Your objective:
Take the data below and extract the lines from the one with "Emit a Python" to the one with "dom_y = [1 - (CY + R) / H, 1 - (CY - R) / H]", inclusive, exactly as written.

········

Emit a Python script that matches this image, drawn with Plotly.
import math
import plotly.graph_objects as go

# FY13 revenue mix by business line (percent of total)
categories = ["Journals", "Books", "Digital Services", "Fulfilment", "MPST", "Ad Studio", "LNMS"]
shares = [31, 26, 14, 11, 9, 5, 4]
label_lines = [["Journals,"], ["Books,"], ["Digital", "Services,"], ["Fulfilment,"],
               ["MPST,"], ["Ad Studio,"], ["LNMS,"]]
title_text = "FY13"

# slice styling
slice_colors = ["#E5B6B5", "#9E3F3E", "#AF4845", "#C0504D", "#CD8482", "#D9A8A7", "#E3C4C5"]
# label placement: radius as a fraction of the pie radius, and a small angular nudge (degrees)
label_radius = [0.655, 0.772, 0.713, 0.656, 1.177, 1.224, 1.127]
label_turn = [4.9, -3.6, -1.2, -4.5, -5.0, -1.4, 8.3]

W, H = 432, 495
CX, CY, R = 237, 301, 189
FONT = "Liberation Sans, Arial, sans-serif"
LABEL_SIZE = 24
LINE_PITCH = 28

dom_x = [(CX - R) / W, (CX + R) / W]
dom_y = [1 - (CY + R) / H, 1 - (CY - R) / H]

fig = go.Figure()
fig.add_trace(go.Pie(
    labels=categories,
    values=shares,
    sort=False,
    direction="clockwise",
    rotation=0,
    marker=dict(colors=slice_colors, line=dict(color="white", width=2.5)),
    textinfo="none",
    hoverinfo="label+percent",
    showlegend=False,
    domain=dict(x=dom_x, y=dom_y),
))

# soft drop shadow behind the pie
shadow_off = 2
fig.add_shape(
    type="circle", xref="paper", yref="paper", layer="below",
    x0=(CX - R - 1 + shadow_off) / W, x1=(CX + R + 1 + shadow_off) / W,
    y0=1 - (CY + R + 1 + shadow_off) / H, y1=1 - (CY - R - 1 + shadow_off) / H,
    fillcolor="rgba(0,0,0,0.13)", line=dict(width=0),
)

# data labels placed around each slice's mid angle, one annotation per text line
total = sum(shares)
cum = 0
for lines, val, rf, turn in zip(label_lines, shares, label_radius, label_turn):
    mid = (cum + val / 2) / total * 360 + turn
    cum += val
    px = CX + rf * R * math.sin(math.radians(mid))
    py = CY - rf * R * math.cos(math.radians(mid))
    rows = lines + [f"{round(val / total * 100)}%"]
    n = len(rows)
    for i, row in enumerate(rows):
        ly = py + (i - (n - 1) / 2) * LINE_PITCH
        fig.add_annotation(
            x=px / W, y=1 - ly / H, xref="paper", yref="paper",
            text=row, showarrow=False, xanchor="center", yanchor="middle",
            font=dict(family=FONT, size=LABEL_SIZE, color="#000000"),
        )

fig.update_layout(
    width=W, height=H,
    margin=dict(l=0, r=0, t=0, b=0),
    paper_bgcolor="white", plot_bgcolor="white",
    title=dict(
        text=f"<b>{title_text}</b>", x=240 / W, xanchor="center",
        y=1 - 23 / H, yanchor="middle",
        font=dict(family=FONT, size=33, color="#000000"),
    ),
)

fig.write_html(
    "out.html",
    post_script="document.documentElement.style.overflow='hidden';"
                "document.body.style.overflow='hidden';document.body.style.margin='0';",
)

········

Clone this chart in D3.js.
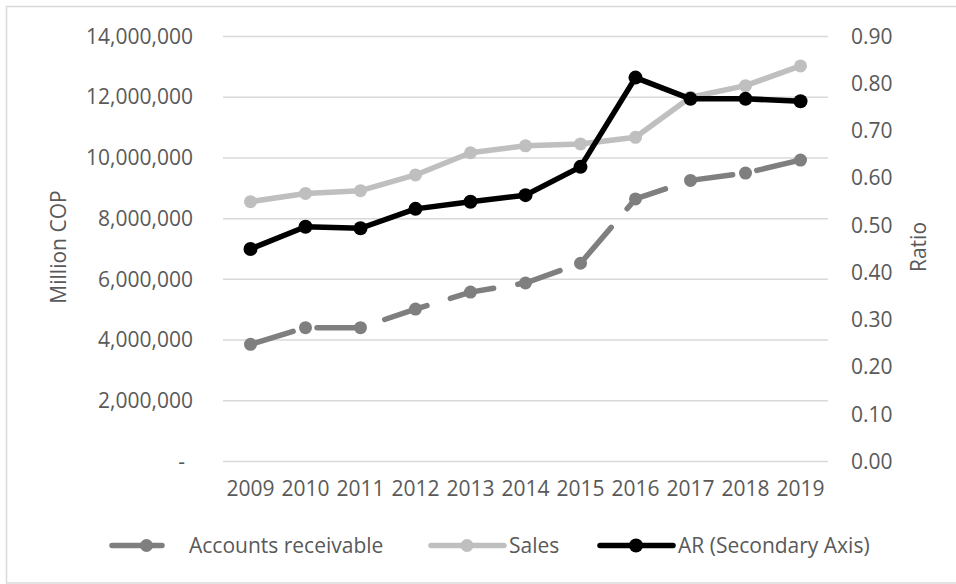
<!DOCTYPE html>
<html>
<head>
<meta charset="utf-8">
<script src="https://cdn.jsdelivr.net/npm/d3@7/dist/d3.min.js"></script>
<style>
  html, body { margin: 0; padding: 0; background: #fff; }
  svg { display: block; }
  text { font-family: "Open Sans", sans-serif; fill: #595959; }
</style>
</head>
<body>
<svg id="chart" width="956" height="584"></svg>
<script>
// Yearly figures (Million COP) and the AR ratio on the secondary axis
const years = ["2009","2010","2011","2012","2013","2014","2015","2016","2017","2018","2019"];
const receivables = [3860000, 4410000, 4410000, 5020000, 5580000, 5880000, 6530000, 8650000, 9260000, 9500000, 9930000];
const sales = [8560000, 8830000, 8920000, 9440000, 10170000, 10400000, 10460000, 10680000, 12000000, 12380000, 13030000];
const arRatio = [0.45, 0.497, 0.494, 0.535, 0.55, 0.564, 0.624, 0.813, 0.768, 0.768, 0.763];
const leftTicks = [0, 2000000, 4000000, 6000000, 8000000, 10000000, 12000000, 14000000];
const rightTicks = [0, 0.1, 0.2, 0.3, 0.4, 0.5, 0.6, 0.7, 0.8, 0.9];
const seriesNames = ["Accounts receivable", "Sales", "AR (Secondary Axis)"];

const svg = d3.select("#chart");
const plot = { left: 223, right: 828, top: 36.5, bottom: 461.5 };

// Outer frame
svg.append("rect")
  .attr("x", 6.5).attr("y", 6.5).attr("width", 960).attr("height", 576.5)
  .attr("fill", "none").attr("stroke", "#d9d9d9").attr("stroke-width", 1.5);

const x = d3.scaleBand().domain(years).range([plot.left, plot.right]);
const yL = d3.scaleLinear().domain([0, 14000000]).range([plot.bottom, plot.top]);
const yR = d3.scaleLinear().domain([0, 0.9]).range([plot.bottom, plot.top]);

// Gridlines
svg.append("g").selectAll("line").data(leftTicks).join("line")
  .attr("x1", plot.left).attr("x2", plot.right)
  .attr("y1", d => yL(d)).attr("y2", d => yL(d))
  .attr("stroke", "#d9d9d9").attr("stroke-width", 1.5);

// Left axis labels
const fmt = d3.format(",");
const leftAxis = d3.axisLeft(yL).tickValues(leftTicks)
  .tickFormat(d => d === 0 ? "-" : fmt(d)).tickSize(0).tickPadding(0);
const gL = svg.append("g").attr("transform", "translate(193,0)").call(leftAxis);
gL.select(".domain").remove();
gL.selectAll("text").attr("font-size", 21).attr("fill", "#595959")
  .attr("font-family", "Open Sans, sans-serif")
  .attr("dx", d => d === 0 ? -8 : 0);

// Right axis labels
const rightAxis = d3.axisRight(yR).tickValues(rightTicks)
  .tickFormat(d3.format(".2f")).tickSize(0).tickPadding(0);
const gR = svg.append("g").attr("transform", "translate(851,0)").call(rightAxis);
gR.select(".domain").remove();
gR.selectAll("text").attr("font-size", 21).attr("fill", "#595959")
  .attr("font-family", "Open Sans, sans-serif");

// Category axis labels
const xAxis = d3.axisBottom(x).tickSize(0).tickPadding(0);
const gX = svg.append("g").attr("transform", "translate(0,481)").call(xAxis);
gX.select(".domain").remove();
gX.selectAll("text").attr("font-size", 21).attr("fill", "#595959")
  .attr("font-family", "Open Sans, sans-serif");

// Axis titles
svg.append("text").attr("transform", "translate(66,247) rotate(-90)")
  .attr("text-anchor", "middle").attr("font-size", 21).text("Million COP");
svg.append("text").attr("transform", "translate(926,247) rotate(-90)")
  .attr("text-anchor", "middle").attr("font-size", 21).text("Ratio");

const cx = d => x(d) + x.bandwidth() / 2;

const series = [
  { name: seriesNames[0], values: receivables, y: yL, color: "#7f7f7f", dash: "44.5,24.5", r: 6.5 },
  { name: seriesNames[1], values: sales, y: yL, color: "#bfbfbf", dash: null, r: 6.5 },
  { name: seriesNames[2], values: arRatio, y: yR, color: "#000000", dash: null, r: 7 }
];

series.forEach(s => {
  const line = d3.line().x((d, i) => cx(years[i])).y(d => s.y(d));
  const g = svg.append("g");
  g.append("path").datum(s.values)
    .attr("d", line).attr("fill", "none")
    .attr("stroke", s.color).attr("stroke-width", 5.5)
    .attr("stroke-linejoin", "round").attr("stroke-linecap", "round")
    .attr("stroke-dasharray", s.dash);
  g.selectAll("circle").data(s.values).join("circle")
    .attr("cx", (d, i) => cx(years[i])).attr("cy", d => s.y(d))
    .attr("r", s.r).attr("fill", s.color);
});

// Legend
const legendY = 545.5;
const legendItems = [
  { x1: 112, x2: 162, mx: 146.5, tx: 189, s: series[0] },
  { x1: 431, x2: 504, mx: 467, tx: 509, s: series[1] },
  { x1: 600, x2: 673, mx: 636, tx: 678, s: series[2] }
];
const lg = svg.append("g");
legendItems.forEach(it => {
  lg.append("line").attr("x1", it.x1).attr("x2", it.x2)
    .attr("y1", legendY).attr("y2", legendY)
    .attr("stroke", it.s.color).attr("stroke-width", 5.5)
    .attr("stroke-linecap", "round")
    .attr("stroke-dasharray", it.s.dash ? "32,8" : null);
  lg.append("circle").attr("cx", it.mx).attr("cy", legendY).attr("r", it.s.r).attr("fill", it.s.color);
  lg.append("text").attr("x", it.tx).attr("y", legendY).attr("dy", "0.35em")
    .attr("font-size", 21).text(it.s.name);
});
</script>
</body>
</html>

········

Exercise response:
Emit a Python script that matches this image, drawn with Plotly.
import math
import plotly.graph_objects as go

# FY13 revenue mix by business line (percent of total)
categories = ["Journals", "Books", "Digital Services", "Fulfilment", "MPST", "Ad Studio", "LNMS"]
shares = [31, 26, 14, 11, 9, 5, 4]
label_lines = [["Journals,"], ["Books,"], ["Digital", "Services,"], ["Fulfilment,"],
               ["MPST,"], ["Ad Studio,"], ["LNMS,"]]
title_text = "FY13"

# slice styling
slice_colors = ["#E5B6B5", "#9E3F3E", "#AF4845", "#C0504D", "#CD8482", "#D9A8A7", "#E3C4C5"]
# label placement: radius as a fraction of the pie radius, and a small angular nudge (degrees)
label_radius = [0.655, 0.772, 0.713, 0.656, 1.177, 1.224, 1.127]
label_turn = [4.9, -3.6, -1.2, -4.5, -5.0, -1.4, 8.3]

W, H = 432, 495
CX, CY, R = 237, 301, 189
FONT = "Liberation Sans, Arial, sans-serif"
LABEL_SIZE = 24
LINE_PITCH = 28

dom_x = [(CX - R) / W, (CX + R) / W]
dom_y = [1 - (CY + R) / H, 1 - (CY - R) / H]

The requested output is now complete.